Freelance Whales Find Inspiration in New Sounds, Pseudo-Science for Next LP

Jono Chanin

Doris Cellar is unintentionally dusting the zither. Freelance Whales frontman Judah Dadone, her bandmate, had been plucking the massive string instrument a few moment earlier behind a glass door while the rest of the band listened in a control room nearby, producer Shane Stoneback (Vampire Weekend, Sleigh Bells, Fucked Up) laying its exotic plinks over bouncy synth, banjo twang and soft, almost inaudible vocals. “I wonder what it sounds like when you hit it,” Cellar muses suddenly, to no one in particular, before picking up a stray lint roller and taking Dadone’s spot. A gentle, shimmering sound emerges as she taps it, but the roller clings to the strings. “I’m cleaning it,” she laughs. Dadone spins around: “Thanks! It’s been in my bedroom getting dusty.”
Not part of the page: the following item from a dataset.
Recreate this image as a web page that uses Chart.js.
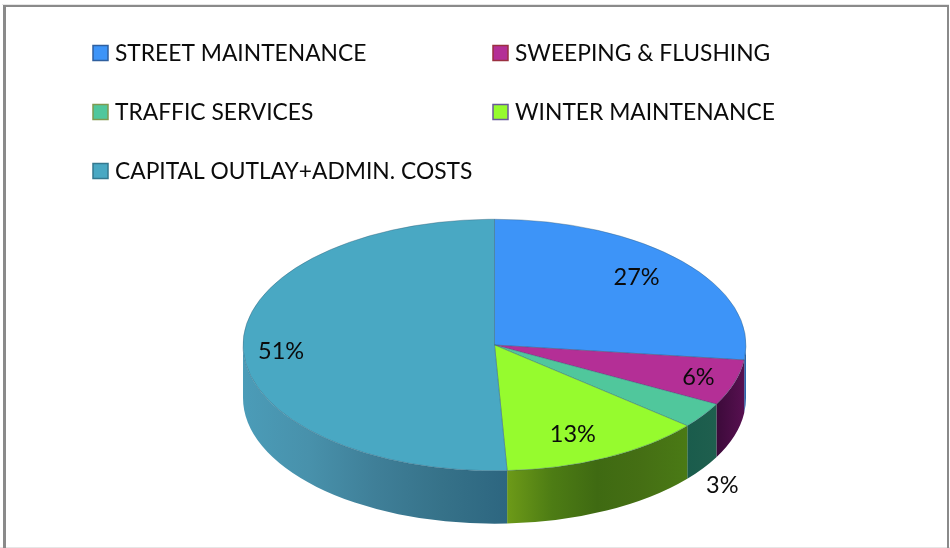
<!DOCTYPE html>
<html>
<head>
<meta charset="utf-8">
<style>
html,body{margin:0;padding:0;background:#fff;}
#wrap{position:absolute;left:0;top:0;width:950px;height:548px;}
</style>
<script src="https://cdn.jsdelivr.net/npm/chart.js@4/dist/chart.umd.min.js"></script>
</head>
<body>
<div id="wrap"><canvas id="c" width="950" height="548"></canvas></div>
<script>
const categories = ['STREET MAINTENANCE','SWEEPING & FLUSHING','TRAFFIC SERVICES','WINTER MAINTENANCE','CAPITAL OUTLAY+ADMIN. COSTS'];
const sharePercent = [26.9, 5.9, 3.3, 13.1, 50.8];
const topColors = ['#3d94f8','#b42f96','#50c79c','#96fb2e','#49a8c3'];
const legendEdges = ['#2f5f9e','#9a3040','#7f9a50','#6a5a9a','#34788f'];
const wallStops = [
  ['#2a66ac','#2a66ac'],
  ['#3c0a3a','#571050'],
  ['#1a5c4c','#1f5f4e'],
  ['#6d9a18','#4d7c14','#3f6a12','#456f14','#4a7a15'],
  ['#4b9cb8','#4891ab','#3f7f98','#367289','#2d6680']
];

const LEGEND_FONT = '22.8px Lato';
const LABEL_FONT = '23.5px Lato';
const view = {cx:494.5, cy:345, squash:0.5, depth:53};
const legendLayout = {
  boxX:[93,493], textX:[115,515], rowY:[54,113,172], box:15,
  slots:[[0,0],[1,0],[0,1],[1,1],[0,2]]
};
const boxRowY = [53,112,171];
const labelPlace = {radial:[0.78,0.85,1.44,0.78,0.85], turn:[-2,0,17,2.9,-1.9]};

function toScreen(angle, r){
  return {x: view.cx + Math.cos(angle)*r, y: view.cy + Math.sin(angle)*r*view.squash};
}

const pie3d = {
  id:'pie3d',
  beforeDraw(chart){
    const ctx = chart.ctx;
    ctx.save();
    ctx.fillStyle = '#fff';
    ctx.fillRect(0,0,chart.width,chart.height);
    ctx.fillStyle = '#e6e6e6';
    ctx.fillRect(2,4,947,1);
    ctx.fillRect(0,547,950,1);
    ctx.fillStyle = '#8a8a8a';
    ctx.fillRect(3,5,946,2);
    ctx.fillRect(3,5,3,543);
    ctx.fillRect(947,5,2,543);
    ctx.restore();
  },
  beforeDatasetsDraw(chart){
    const ctx = chart.ctx;
    const arcs = chart.getDatasetMeta(0).data;
    arcs.forEach((arc,i)=>{
      const a0 = Math.max(arc.startAngle, 0);
      const a1 = Math.min(arc.endAngle, Math.PI);
      if(a1 <= a0) return;
      const r = arc.outerRadius;
      const p0 = toScreen(a0,r), p1 = toScreen(a1,r);
      ctx.save();
      ctx.beginPath();
      ctx.ellipse(view.cx, view.cy, r, r*view.squash, 0, a0, a1, false);
      ctx.lineTo(p1.x, p1.y + view.depth);
      ctx.ellipse(view.cx, view.cy+view.depth, r, r*view.squash, 0, a1, a0, true);
      ctx.closePath();
      const g = ctx.createLinearGradient(Math.min(p0.x,p1.x),0,Math.max(p0.x,p1.x),0);
      const stops = wallStops[i];
      stops.forEach((c,k)=>g.addColorStop(k/(stops.length-1), c));
      ctx.fillStyle = g;
      ctx.fill();
      ctx.restore();
    });
    ctx.save();
    ctx.translate(view.cx, view.cy);
    ctx.scale(1, view.squash);
    ctx.translate(-arcs[0].x, -arcs[0].y);
  },
  afterDatasetsDraw(chart){
    chart.ctx.restore();
  },
  afterDraw(chart){
    const ctx = chart.ctx;
    const arcs = chart.getDatasetMeta(0).data;
    const values = chart.data.datasets[0].data;
    ctx.save();
    ctx.textBaseline = 'middle';
    ctx.textAlign = 'left';
    ctx.font = LEGEND_FONT;
    chart.data.labels.forEach((name,i)=>{
      const [col,row] = legendLayout.slots[i];
      const bx = legendLayout.boxX[col], y = legendLayout.rowY[row], s = legendLayout.box;
      const by = boxRowY[row];
      ctx.fillStyle = topColors[i];
      ctx.fillRect(bx,by-s/2,s,s);
      ctx.strokeStyle = legendEdges[i];
      ctx.lineWidth = 1.5;
      ctx.strokeRect(bx,by-s/2,s,s);
      ctx.fillStyle = '#0b0b0b';
      ctx.fillText(name, legendLayout.textX[col], y);
    });
    ctx.textAlign = 'center';
    ctx.font = LABEL_FONT;
    arcs.forEach((arc,i)=>{
      const mid = (arc.startAngle+arc.endAngle)/2 + labelPlace.turn[i]*Math.PI/180;
      const p = toScreen(mid, arc.outerRadius*labelPlace.radial[i]);
      ctx.fillStyle = '#0b0b0b';
      ctx.fillText(Math.round(values[i])+'%', p.x, p.y);
    });
    ctx.restore();
  }
};

new Chart(document.getElementById('c'),{
  type:'pie',
  data:{
    labels:categories,
    datasets:[{
      data:sharePercent,
      backgroundColor:topColors,
      borderColor:'rgba(50,90,115,0.5)',
      borderWidth:1
    }]
  },
  options:{
    responsive:false,
    animation:false,
    layout:{padding:{left:243,right:203,top:22,bottom:22}},
    plugins:{legend:{display:false},tooltip:{enabled:false},title:{display:false}}
  },
  plugins:[pie3d]
});
</script>
</body>
</html>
The New York indie-pop crew’s recording session for the follow-up to their 2009 splash, Weathervanes, has been characterized by impromptu experiments and an arsenal of unconventional instruments. “When you get your hands on a new instrument you’re going to do something you wouldn’t have otherwise done,” Dadone says. “When you don’t understand the theory of it, you’re totally blown away. To sit down with an instrument you’re unfamiliar with and play something remedial that sounds nice to you, that’s the closest thing you’ll ever feel to magic.” The five multi-instrumentalists recently hauled the zither, a tenor ukulele and an impressive pile of guitars and synths (the search for a horn section is still underway) from producer Stoneback’s Treefort Recording space, located near the Manhattan Bridge in Brooklyn, to his SMT Studios in Chelsea, where they’ll continue to toil away on 18 songs before paring down the final track list. (They haven’t settled on a release date yet.)

The Dumbo studio was dodgy, but sprawling, allowing the band to record clusters of instruments at the same time and whip through tracks at a frenetic pace. “I went through post-partum in the second week,” Cellar admits. “I was freaking out a little bit because everything was moving so fast. It was a song a day. I wasn’t used to it.” Stoneback adds, “We didn’t ever go back and listen to them for any reason, just to keep the momentum going forward.”
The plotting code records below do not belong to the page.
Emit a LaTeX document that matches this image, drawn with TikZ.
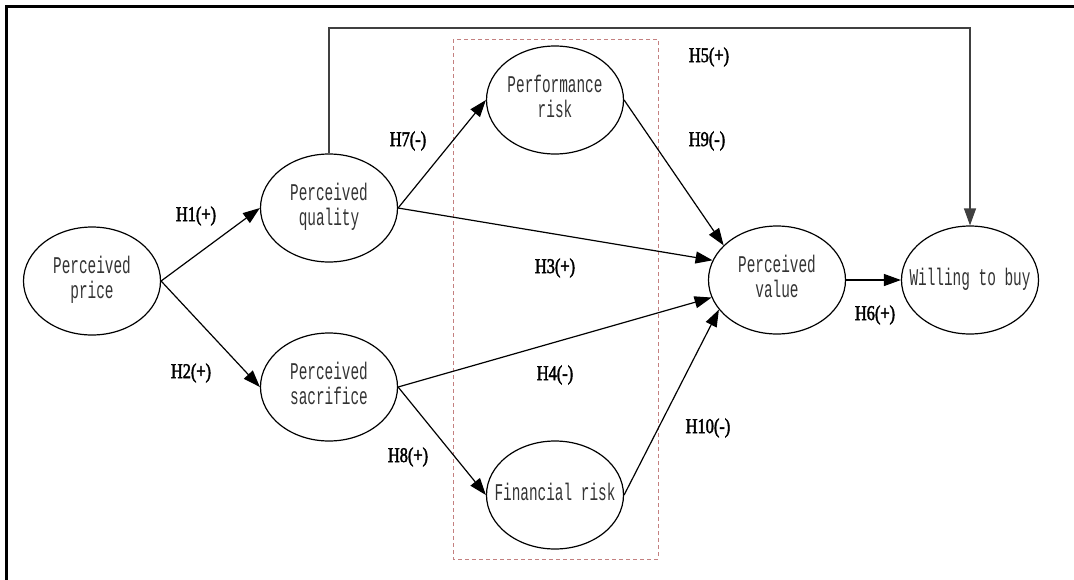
\documentclass[tikz,border=0pt]{standalone}
\usepackage{fontspec}
\usetikzlibrary{shapes.geometric,arrows.meta}
\newfontfamily\nodefont[FakeStretch=0.6]{Liberation Mono}
\newfontfamily\labfont[FakeStretch=0.78,FakeBold=2]{Liberation Serif}
\newcommand{\nt}[1]{\makebox[0pt]{\begin{tabular}{@{}c@{}}#1\end{tabular}}}
\definecolor{boxred}{RGB}{196,128,128}
\begin{document}
\begin{tikzpicture}[x=1pt,y=-1pt,
 ell/.style={ellipse,draw,line width=1.2pt,minimum width=137pt,minimum height=108pt,inner sep=0pt,font=\nodefont\fontsize{24}{25}\selectfont,text=black!80},
 lab/.style={font=\labfont\fontsize{21}{25}\selectfont,inner sep=0pt},
 conn/.style={line width=1.2pt,-{Triangle[length=17pt,width=12pt]}},
 dashbox/.style={draw=boxred,dash pattern=on 4pt off 3pt,line width=1pt},
 frame/.style={line width=3pt}]
\useasboundingbox (0,0) rectangle (1074,579);
% frame
\coordinate (f1) at (6,580);
\coordinate (f2) at (6,6);
\coordinate (f3) at (1075,6);
\draw[frame] (f1) -- (f2) -- (f3);
% dashed group box
\draw[dashbox] (453,39) rectangle (658,559);
% nodes
\node[ell] (pp) at (92,281) {\nt{Perceived\\price}};
\node[ell] (pq) at (329,208) {\nt{Perceived\\quality}};
\node[ell] (ps) at (329,387) {\nt{Perceived\\sacrifice}};
\node[ell] (pr) at (555,100) {\nt{Performance\\risk}};
\node[ell] (fr) at (555,495) {\nt{Financial risk}};
\node[ell] (pv) at (777,280) {\nt{Perceived\\value}};
\node[ell] (wb) at (970,280) {\nt{Willing to buy}};
% corners of H5 path
\coordinate (c1) at (329,28);
\coordinate (c2) at (970,28);
% connectors
\draw[conn] (pp.east) -- (pq.west);
\draw[conn] (pp.east) -- (ps.west);
\draw[conn] (pq.east) -- (pr.west);
\draw[conn] (pq.east) -- (pv.163);
\draw[conn] (ps.east) -- (pv.195);
\draw[conn] (ps.east) -- (fr.west);
\draw[conn] (pr.east) -- (pv.147);
\draw[conn] (fr.east) -- (pv.207);
\draw[conn] (pv.east) -- (wb.west);
\draw[conn,draw=black!75] (pq.north) -- (c1) -- (c2) -- (wb.north);
% labels
\node[lab] (h1) at (196,216) {H1(+)};
\node[lab] (h2) at (191,373) {H2(+)};
\node[lab] (h7) at (408,141) {H7(-)};
\node[lab] (h5) at (709,57) {H5(+)};
\node[lab] (h9) at (707,141) {H9(-)};
\node[lab] (h3) at (555,268) {H3(+)};
\node[lab] (h4) at (555,375) {H4(-)};
\node[lab] (h8) at (408,457) {H8(+)};
\node[lab] (h10) at (708,428) {H10(-)};
\node[lab] (h6) at (875,315) {H6(+)};
\end{tikzpicture}
\end{document}
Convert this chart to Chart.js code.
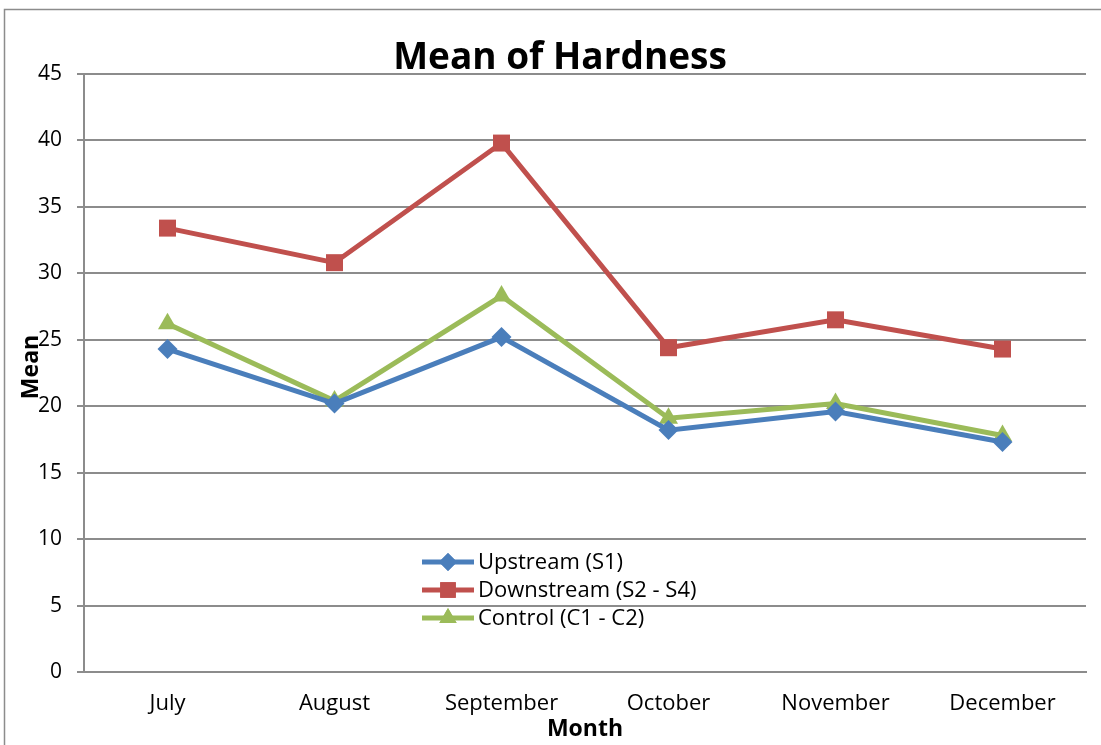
<!DOCTYPE html>
<html>
<head>
<meta charset="utf-8">
<script src="https://cdn.jsdelivr.net/npm/chart.js@4.4.0/dist/chart.umd.min.js"></script>
<style>
  html, body { margin: 0; padding: 0; background: #fff; }
  #wrap { position: relative; width: 1101px; height: 745px; }
</style>
</head>
<body>
<div id="wrap"><canvas id="hardnessChart" width="1101" height="745"></canvas></div>
<script>
// data
const months = ['July', 'August', 'September', 'October', 'November', 'December'];
const upstream = [24.3, 20.2, 25.2, 18.2, 19.6, 17.3];
const downstream = [33.4, 30.8, 39.8, 24.4, 26.5, 24.3];
const control = [26.2, 20.4, 28.3, 19.1, 20.2, 17.8];
const yTicks = [0, 5, 10, 15, 20, 25, 30, 35, 40, 45];

const FONT = '"Open Sans", Lato, sans-serif';
const GRID = '#8c8c8c';

Chart.defaults.color = '#000';
Chart.defaults.font.family = FONT;

// outer frame, rotated "Mean" axis title and the in-plot legend
const decorations = {
    id: 'decorations',
    beforeDraw(chart) {
        const ctx = chart.ctx;
        ctx.save();
        ctx.strokeStyle = GRID;
        ctx.lineWidth = 1.5;
        ctx.strokeRect(4.5, 9.5, 1200, 800);
        ctx.restore();
    },
    afterDraw(chart) {
        const ctx = chart.ctx;
        const area = chart.chartArea;

        ctx.save();
        ctx.translate(31, 367);
        ctx.rotate(-Math.PI / 2);
        ctx.font = 'bold 23px ' + FONT;
        ctx.fillStyle = '#000';
        ctx.textAlign = 'center';
        ctx.textBaseline = 'middle';
        ctx.fillText('Mean', 0, 0);
        ctx.restore();

        // legend
        const lx = area.left + 338;
        let ly = 562;
        chart.data.datasets.forEach(ds => {
            ctx.save();
            ctx.strokeStyle = ds.borderColor;
            ctx.lineWidth = 5;
            ctx.beginPath();
            ctx.moveTo(lx, ly);
            ctx.lineTo(lx + 52, ly);
            ctx.stroke();
            ctx.fillStyle = ds.backgroundColor;
            Chart.helpers.drawPoint(ctx, {
                pointStyle: ds.pointStyle,
                radius: ds.pointRadius - 1,
                rotation: 0,
                borderWidth: 0
            }, lx + 26, ly);
            ctx.fill();
            ctx.font = '22px ' + FONT;
            ctx.fillStyle = '#000';
            ctx.textAlign = 'left';
            ctx.textBaseline = 'middle';
            ctx.fillText(ds.label, lx + 56, ly + 1);
            ctx.restore();
            ly += 28;
        });
    }
};

const ctx = document.getElementById('hardnessChart').getContext('2d');
new Chart(ctx, {
    type: 'line',
    data: {
        labels: months,
        datasets: [{
            label: 'Upstream (S1)',
            data: upstream,
            borderColor: '#4a7ebb',
            backgroundColor: '#4a7ebb',
            pointStyle: 'rectRot',
            pointRadius: 10
        }, {
            label: 'Downstream (S2 - S4)',
            data: downstream,
            borderColor: '#c0504d',
            backgroundColor: '#c0504d',
            pointStyle: 'rect',
            pointRadius: 12
        }, {
            label: 'Control (C1 - C2)',
            data: control,
            borderColor: '#9bbb59',
            backgroundColor: '#9bbb59',
            pointStyle: 'triangle',
            pointRadius: 11
        }].map(ds => Object.assign(ds, {
            borderWidth: 5,
            tension: 0,
            fill: false,
            pointBorderWidth: 0,
            pointHoverRadius: ds.pointRadius
        }))
    },
    plugins: [decorations],
    options: {
        responsive: false,
        animation: false,
        layout: {
            padding: { left: 34, right: 15, top: 24, bottom: 0 }
        },
        plugins: {
            legend: { display: false },
            tooltip: { enabled: false },
            title: {
                display: true,
                text: 'Mean of Hardness',
                font: { size: 37, weight: 'bold', lineHeight: 0.85 },
                padding: { top: 18.5, bottom: 0 }
            }
        },
        scales: {
            x: {
                offset: true,
                grid: { display: false, drawTicks: false },
                border: { display: true, color: GRID, width: 2 },
                ticks: { font: { size: 22 }, padding: 19, maxRotation: 0 },
                title: {
                    display: true,
                    text: 'Month',
                    font: { size: 23, weight: 'bold', lineHeight: 1.2 },
                    padding: { top: 0, bottom: 2 }
                },
                afterFit(scale) { scale.height = 73; }
            },
            y: {
                min: 0,
                max: 45,
                afterBuildTicks(scale) { scale.ticks = yTicks.map(v => ({ value: v })); },
                grid: { color: GRID, lineWidth: 2, tickLength: 7, drawTicks: true },
                border: { display: true, color: GRID, width: 2 },
                ticks: { font: { size: 21 }, padding: 15 },
                afterFit(scale) { scale.width = 50; }
            }
        }
    }
});
</script>
</body>
</html>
They took the opposite approach while penning new songs Dadone describes as “aggressive, with a bit more velocity” in a secluded, rented house upstate last May and June, immediately after wrapping up a tour with U.K. indie-rock deconstructionists Foals. While the band questions their decision to launch into songwriting after exhausting months on the road, the timing turned out to be fortunate. Shortly after Hurricane Irene hit last August, two dumps trucks overloaded with debris slammed into the house while navigating a steep road. “They were coming from the same direction,” says guitarist Kevin Read. “It demolished the library. If we would’ve been there we would’ve been squashed.”

While it was still intact, the summer home was haven where the group wound up going for long walks, cooking, and sipping tea on the now-demolished front porch. “We were playing music everyday, but it was almost kind of to zero ourselves emotionally,” Dadone says. “Getting that machinery moving again takes a lot of effort.” In this case, it also took a lot of nerdy, obscure sci-fi TV. While the band’s debut LP was strung together by a loose narrative starring a comely, young female apparition, the new effort will feature inspiration from life on other planets. Ancient Aliens, Carl Sagan’s Cosmos and Battlestar Galactica were all on heavy rotation in the house, though Dadone is reluctant to reveal too much about their influence.

“I can say a big inspiration has been pseudo-sciences and antiquated forms of thinking and also a little bit of conspiracy theory,” he says. “I think every album ever made is a concept record. I take on the responsibility of trying to create the framework to make sure the songs have something in common with each other, that they reflect one another in a way that helps you understand them. But I think the worst thing you can do if you’re trying to make a record is tell people what to think about it.”